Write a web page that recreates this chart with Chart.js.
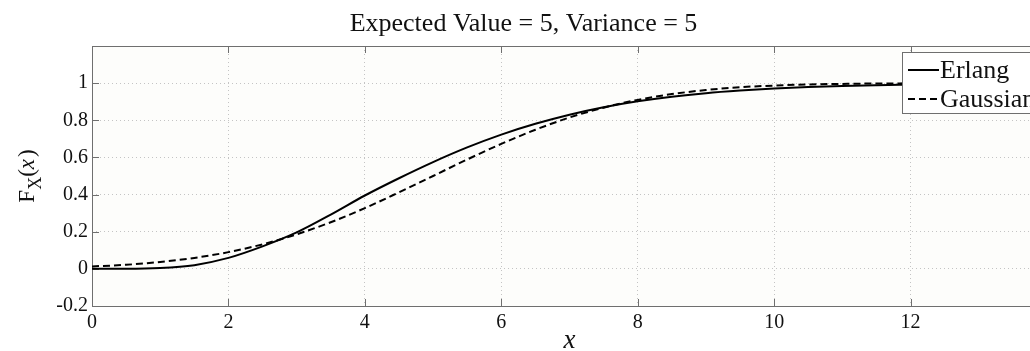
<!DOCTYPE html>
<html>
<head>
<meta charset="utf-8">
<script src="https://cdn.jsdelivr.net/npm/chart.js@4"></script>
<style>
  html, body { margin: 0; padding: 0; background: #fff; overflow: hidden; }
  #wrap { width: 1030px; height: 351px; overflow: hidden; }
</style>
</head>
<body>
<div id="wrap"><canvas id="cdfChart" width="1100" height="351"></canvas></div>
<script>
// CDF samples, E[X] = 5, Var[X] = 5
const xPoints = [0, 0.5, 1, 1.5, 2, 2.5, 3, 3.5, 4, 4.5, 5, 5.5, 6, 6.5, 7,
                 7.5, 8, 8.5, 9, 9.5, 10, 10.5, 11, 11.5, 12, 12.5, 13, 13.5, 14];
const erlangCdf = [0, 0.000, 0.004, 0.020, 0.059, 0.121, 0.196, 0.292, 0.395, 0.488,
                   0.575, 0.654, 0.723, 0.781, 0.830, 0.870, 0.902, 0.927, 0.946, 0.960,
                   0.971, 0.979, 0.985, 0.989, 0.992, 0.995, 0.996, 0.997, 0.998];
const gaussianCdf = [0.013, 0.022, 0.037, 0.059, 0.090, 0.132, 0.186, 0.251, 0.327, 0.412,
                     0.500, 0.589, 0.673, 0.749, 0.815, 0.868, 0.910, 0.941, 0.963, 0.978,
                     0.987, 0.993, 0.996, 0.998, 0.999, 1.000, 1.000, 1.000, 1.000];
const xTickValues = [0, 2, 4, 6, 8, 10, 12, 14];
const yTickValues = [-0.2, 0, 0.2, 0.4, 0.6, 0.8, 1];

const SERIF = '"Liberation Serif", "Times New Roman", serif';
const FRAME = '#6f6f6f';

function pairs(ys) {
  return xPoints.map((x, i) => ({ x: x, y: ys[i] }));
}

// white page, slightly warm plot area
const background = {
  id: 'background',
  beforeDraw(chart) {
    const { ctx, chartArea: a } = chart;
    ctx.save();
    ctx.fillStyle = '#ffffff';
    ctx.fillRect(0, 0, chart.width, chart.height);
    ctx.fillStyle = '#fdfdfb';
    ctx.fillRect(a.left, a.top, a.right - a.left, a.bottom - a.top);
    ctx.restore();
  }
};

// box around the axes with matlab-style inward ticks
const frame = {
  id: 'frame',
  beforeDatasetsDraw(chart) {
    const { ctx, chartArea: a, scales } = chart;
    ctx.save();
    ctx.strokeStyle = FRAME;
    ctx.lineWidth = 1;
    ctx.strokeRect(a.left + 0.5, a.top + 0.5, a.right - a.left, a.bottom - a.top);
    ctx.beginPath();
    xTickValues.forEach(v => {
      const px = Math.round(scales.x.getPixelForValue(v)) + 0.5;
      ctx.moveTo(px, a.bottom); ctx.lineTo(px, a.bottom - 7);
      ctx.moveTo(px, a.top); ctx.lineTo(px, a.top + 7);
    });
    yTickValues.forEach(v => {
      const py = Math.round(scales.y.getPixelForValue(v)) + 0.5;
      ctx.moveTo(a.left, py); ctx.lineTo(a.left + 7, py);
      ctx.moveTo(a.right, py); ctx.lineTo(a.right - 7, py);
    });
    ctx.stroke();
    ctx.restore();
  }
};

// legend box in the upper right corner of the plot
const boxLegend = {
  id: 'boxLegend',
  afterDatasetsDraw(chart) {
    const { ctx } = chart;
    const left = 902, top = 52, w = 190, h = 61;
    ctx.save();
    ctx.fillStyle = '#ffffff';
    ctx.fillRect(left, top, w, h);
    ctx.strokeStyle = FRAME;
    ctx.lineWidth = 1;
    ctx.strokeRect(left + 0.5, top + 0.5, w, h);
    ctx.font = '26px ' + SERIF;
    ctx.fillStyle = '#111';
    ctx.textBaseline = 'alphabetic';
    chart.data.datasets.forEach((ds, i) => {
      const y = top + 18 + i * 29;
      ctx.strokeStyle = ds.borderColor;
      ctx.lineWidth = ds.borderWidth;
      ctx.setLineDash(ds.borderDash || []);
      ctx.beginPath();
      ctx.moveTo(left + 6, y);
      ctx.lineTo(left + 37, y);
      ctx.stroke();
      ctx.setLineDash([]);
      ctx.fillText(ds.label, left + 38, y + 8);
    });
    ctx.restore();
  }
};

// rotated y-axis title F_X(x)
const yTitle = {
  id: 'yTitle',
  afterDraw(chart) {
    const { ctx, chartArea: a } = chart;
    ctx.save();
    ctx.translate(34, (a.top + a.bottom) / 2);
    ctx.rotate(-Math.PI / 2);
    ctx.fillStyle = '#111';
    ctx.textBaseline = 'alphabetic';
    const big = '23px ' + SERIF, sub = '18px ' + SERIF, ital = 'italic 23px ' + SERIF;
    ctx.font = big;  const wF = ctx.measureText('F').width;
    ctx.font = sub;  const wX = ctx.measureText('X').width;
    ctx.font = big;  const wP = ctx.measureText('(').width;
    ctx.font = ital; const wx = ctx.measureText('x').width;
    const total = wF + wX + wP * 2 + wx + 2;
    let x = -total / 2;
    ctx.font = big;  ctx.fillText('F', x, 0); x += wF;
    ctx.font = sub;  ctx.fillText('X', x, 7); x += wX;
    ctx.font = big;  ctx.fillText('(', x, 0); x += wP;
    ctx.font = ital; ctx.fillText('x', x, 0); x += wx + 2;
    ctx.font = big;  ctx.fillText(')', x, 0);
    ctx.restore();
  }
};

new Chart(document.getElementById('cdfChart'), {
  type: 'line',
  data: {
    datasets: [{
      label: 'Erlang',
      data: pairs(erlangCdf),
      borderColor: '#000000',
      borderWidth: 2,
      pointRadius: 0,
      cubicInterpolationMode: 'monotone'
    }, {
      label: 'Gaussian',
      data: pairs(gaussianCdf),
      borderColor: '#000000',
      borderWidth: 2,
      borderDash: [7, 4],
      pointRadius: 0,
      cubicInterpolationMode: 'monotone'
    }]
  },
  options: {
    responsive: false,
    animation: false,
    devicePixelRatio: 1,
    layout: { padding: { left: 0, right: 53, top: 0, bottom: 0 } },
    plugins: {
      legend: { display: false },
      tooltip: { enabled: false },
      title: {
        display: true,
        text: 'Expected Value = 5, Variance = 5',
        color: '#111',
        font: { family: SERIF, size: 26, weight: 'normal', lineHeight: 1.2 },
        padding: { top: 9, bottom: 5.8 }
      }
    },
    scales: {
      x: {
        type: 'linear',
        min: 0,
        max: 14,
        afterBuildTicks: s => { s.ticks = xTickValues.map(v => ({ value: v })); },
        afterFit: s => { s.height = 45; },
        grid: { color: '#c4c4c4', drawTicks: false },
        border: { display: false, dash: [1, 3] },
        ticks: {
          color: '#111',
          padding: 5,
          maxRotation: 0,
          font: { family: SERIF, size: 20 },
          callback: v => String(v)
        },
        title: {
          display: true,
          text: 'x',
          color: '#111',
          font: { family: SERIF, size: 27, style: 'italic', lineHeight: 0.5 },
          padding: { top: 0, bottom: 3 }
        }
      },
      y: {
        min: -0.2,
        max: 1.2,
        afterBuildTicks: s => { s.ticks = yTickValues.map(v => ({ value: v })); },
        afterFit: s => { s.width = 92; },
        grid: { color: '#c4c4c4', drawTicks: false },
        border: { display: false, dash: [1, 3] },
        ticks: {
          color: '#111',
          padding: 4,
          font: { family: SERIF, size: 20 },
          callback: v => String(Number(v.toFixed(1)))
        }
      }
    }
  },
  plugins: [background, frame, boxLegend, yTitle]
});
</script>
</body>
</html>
::::::::
▶ **Aim**
Provide the number of lines containing the string "page", with no other output.

▶ **Answer to this task**
2